DATA SEGMENT:
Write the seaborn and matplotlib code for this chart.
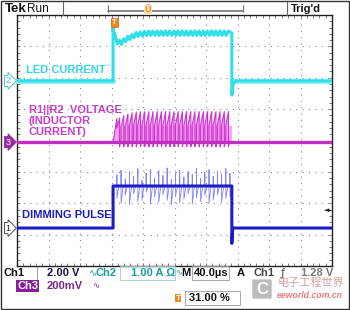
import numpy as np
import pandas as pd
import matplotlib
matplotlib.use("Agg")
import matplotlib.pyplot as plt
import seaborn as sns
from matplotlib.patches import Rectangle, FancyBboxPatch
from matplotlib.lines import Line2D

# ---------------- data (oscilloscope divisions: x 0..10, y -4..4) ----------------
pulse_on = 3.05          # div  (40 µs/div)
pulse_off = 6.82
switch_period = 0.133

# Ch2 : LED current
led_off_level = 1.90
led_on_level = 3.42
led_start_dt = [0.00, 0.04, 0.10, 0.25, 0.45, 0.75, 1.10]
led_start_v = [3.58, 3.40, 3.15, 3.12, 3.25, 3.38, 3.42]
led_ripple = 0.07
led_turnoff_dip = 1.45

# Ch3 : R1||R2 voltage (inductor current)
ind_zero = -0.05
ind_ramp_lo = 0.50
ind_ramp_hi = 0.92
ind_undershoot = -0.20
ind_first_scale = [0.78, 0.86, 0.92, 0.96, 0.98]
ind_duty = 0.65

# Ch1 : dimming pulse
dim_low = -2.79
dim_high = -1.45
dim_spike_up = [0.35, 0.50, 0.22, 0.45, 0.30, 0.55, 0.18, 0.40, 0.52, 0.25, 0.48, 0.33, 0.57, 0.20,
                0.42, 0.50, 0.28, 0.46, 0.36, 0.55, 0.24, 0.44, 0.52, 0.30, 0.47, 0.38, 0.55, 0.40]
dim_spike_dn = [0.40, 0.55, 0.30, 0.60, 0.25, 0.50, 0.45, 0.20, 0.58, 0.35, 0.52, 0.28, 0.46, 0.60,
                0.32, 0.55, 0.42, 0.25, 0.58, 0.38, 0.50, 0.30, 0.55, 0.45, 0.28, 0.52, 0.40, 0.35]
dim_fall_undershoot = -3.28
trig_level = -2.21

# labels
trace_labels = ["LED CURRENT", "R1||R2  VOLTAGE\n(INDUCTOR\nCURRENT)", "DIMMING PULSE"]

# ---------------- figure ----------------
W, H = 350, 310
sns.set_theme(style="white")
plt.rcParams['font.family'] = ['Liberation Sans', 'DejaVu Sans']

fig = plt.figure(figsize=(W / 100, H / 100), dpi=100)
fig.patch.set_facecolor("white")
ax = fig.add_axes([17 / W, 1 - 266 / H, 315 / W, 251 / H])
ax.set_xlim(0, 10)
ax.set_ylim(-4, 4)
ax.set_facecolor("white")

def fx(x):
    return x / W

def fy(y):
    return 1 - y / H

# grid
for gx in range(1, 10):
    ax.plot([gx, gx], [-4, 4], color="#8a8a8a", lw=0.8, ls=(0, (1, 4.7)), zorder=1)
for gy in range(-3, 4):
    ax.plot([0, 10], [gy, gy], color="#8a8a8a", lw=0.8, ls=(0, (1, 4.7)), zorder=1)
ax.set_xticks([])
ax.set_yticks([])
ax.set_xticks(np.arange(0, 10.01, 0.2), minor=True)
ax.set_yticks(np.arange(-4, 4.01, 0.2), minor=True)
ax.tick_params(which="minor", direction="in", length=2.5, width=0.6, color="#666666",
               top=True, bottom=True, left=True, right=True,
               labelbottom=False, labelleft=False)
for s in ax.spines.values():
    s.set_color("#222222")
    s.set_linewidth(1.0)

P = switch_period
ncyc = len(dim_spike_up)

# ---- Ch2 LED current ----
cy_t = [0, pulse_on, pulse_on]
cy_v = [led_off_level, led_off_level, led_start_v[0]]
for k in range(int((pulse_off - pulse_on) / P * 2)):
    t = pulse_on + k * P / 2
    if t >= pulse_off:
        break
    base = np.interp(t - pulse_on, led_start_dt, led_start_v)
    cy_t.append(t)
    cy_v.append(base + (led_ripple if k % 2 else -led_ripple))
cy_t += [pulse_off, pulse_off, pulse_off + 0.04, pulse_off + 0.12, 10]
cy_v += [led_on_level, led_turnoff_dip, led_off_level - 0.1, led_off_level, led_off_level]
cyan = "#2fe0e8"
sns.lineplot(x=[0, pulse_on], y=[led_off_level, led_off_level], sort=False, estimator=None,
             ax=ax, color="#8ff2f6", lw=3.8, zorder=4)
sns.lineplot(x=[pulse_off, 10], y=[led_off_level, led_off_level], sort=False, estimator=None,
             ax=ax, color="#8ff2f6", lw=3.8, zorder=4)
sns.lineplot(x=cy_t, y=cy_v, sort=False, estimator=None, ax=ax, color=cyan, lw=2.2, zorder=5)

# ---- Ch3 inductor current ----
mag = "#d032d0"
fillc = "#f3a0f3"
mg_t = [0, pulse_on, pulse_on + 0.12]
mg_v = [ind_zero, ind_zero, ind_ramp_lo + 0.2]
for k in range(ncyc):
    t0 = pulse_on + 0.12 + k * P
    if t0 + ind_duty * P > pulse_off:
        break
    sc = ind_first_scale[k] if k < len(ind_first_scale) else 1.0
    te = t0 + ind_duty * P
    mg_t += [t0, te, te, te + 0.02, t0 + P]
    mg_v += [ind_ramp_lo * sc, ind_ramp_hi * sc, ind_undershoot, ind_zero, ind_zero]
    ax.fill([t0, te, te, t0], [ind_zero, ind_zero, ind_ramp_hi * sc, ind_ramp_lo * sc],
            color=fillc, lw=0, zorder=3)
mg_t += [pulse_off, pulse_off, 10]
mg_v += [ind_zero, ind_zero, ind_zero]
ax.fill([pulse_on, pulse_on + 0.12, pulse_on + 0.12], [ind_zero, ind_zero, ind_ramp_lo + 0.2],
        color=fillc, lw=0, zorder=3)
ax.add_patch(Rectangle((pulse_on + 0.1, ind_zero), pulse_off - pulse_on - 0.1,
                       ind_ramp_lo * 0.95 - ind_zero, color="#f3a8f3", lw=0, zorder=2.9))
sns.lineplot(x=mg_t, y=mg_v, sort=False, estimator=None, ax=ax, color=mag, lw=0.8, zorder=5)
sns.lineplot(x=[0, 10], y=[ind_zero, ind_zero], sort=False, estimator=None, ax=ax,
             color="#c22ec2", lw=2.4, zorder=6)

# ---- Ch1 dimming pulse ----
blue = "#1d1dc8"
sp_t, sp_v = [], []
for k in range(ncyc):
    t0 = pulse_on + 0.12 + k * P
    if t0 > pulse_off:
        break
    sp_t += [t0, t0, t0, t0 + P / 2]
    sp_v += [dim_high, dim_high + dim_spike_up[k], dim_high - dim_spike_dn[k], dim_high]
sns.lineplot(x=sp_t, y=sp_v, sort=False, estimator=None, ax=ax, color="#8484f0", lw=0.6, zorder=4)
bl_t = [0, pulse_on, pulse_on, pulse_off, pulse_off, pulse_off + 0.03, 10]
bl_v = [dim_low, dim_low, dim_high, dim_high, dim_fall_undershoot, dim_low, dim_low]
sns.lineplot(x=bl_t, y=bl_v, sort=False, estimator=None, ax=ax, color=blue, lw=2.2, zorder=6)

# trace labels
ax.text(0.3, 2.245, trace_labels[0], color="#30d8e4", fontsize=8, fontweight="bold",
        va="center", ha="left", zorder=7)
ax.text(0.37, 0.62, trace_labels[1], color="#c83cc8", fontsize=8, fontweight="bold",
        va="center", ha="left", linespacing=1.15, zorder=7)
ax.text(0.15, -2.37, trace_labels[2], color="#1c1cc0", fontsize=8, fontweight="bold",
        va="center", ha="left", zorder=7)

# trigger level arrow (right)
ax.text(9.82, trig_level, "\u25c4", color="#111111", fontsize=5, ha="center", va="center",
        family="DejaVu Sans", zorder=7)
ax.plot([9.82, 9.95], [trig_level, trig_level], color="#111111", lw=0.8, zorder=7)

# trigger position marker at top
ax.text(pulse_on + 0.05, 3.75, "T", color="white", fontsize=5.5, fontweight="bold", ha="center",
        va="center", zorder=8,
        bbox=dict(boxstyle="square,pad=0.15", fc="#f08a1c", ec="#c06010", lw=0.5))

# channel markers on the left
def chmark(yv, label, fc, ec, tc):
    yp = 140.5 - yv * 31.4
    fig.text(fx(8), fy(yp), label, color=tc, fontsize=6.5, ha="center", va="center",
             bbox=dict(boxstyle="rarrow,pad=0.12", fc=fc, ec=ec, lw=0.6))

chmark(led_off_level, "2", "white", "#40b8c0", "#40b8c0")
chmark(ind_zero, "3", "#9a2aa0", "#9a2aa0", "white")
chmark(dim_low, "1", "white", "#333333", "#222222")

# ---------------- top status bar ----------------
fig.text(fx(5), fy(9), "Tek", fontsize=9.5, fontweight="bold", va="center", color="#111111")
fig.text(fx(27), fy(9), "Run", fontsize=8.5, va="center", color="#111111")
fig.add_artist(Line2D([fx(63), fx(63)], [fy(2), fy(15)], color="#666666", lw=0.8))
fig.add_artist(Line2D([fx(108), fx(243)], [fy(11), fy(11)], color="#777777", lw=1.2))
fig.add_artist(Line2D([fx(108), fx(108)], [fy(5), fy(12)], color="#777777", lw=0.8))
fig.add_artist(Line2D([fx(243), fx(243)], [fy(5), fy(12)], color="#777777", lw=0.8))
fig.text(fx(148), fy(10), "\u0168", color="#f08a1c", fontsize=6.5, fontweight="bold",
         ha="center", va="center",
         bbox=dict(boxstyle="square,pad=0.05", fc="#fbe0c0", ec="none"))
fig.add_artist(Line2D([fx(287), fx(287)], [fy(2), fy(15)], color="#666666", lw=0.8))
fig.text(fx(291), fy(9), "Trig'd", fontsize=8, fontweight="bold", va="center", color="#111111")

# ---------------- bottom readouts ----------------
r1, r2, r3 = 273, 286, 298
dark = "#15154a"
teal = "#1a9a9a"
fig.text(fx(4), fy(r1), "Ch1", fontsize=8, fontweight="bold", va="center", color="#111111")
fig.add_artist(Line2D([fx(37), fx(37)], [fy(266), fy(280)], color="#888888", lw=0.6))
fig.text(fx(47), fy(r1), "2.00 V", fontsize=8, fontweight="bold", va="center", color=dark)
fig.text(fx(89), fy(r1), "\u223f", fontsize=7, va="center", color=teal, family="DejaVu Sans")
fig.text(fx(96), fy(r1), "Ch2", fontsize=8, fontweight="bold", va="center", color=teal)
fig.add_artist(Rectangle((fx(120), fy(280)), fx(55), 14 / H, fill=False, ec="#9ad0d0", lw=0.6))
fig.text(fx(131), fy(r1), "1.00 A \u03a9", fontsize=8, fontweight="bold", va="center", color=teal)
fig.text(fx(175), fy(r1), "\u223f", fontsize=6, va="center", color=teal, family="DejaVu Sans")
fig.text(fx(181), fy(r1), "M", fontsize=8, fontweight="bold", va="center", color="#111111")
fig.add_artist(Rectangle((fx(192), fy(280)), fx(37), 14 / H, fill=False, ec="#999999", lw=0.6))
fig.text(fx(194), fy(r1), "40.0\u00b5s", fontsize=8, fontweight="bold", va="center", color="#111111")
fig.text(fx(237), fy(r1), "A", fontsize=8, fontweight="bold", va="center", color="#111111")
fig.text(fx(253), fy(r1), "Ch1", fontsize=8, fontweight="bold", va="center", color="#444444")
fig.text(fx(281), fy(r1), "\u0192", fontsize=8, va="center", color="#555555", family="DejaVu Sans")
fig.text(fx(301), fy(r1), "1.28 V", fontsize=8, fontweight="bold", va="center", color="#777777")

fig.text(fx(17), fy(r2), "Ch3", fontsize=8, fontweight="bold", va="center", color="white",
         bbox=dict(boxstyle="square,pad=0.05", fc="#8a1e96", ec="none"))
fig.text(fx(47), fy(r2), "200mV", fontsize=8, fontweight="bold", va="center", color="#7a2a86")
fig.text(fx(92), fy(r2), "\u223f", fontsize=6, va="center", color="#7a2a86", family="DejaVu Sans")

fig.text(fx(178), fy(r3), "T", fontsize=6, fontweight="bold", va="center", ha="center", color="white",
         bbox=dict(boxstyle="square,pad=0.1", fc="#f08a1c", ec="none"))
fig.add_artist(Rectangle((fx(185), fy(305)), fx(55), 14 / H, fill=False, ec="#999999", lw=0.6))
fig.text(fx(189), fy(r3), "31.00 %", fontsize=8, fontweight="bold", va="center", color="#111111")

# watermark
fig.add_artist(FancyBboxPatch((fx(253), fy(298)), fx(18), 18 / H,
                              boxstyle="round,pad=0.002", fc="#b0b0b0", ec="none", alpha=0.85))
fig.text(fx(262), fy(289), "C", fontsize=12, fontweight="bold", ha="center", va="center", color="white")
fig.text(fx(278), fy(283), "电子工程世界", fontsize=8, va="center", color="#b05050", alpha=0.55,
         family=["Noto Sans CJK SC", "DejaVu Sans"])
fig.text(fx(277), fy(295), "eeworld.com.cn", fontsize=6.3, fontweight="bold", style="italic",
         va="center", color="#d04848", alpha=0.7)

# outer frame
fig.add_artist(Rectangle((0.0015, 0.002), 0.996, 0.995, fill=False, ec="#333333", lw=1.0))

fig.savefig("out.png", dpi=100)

WHAT TO PRODUCE: Within the listing above, find every line containing the string "matplotlib" and return it.

FULL SOLUTION:
Write the seaborn and matplotlib code for this chart.
import matplotlib
matplotlib.use("Agg")
import matplotlib.pyplot as plt
from matplotlib.patches import Rectangle, FancyBboxPatch
from matplotlib.lines import Line2D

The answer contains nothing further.